José Sócrates, ex-primeiro-ministro e atual recluso 44 do Estabelecimento Prisional de Évora, pode não ter sido o verdadeiro autor do livro Confiança no Mundo – Sobre a Tortura em Democracia. Na verdade, terá sido um professor catedrático português a escrever a obra, segundo avança o jornal Sol, que cita uma fonte próxima do processo.
Esta será, pelo menos, a convicção dos investigadores do Ministério Público (MP). De acordo com o Sol, a equipa liderada pelo procurador Rosário Teixeira, que analisou centenas de horas de escutas telefónicas, recolheu fortes indícios de que terá sido um professor universitário da mesma geração de José Sócrates a escrever o livro. Aliás, o mesmo professor teria a missão de escrever uma nova obra, também sob a autoria do antigo primeiro-ministro, cujo título seria Carisma. Aparentemente, o plano acabou por não se concretizar depois de Sócrates ter sido detido e preso preventivamente ainda em novembro.
Na altura, quando José Sócrates apresentou o livro, fê-lo explicando que se tratava de um trabalho académico que realizara para o Instituto de Estudos Políticos parisiense (“Science Po”). O homem que conduziu os destinos do país entre 2005 e 2011 chegou mesmo a dizer, em entrevista ao Expresso, que tinha escrito o livro em francês e depois o traduzira para português. Uma versão dos acontecimentos que o MP parece não partilhar.
O próprio Tribunal da Relação acabaria por invocar o livro de José Sócrates para justificar a concordância com a medida de coação aplicada pelo juiz Carlos Alexandre. Na base desta decisão, conhecida no passado dia 17, esteve o esquema criado, alegadamente, pelo ex-governante e pelo amigo Carlos Santos Silva para fazer disparar as vendas do livro, que reforçaram as suspeitas da investigação.
De acordo com o acórdão da Relação, ao qual o Sol teve acesso, os juízes desembargadores não tiveram dúvidas: Sócrates tinha à sua disposição meios suficientemente capazes de perturbar a recolha de provas necessária à conclusão do inquérito. A prova? O esquema de “autopromoção” que tinha montado.
“A destreza comunicacional e capacidade de contactos do arguido é notória e muito elevada, dela se retirando, em face dos indícios recolhidos, fortíssimas evidências de capacitação na manipulação de factos“, pode ler-se no acórdão assinado pelos juízes Agostinho Torres e João Carrola.
Mas as considerações dos juízes da Relação não se ficam por aqui: “Veja-se, a título de exemplo, a autopromoção que foi feita ao livro que [Sócrates] escreve, dando-lhe uma aparente publicidade e êxito editoriais muito acima do que seria resultante do real interesse de aquisição e de sucesso da obra e que demonstra, pelo menos indiciariamente, uma falha grave de seriedade intelectual, sobretudo vindo de alguém que, como ele, exerceu altas funções governativas, mas de quem se esperaria um comportamento de transparência e de probidade”.
Além de Carlos Santos Silva, estariam envolvidos neste esquema o motorista João Perna, o advogado Gonçalo Ferreira, os deputados socialistas André Figueiredo e Renato Sampaio, Inês Rosário (companheira do empresário da Covilhã), Lígia Correia (secretária em governos do PS) e o empresário Rui Mão-de-Ferro.

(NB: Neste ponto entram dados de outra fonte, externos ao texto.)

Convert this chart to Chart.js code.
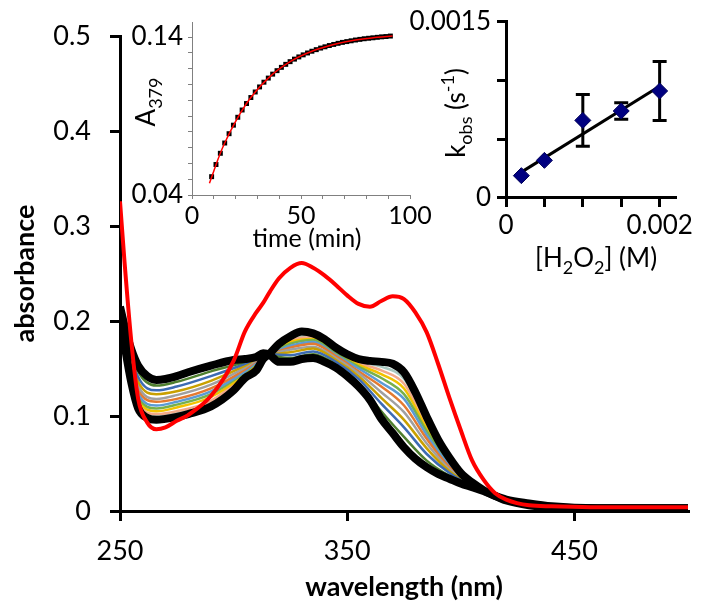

Pelo menos, esta é a convicção dos investigadores do MP, que reuniram provas de que um total de 170 mil euros terá sido distribuído por estes colaboradores, que depois usariam os fundos para comprarem exemplares da obra. Também a Relação acredita que há fortes indícios que o esquema tenha, de facto, existido:
“Lembramos que um dos factos imputados e já fortemente indiciado foi o de, por forma a garantir o sucesso de vendas da mesma publicação, o arguido José Sócrates ter angariado um conjunto de colaboradores para efetuarem aquisições de exemplares do mesmo livro, em diferentes pontos do país, aos quais passou a fazer entrega de fundos. (…) Segundo os indícios recolhidos, parte significativa dessas vendas teria sido introduzida artificialmente”, escreveram os juízes da Relação.
Por fim, com base neste e noutros indícios, o Tribunal da Relação concluiu que existiam “sinais muito claros de receio justificado na falta de idoneidade do arguido, o que mais acentua o elevadíssimo risco de perturbação do inquérito” e, por isso, decidiu manter, por unanimidade, a prisão preventiva aplicada a Sócrates pelo juiz de instrução Carlos Alexandre.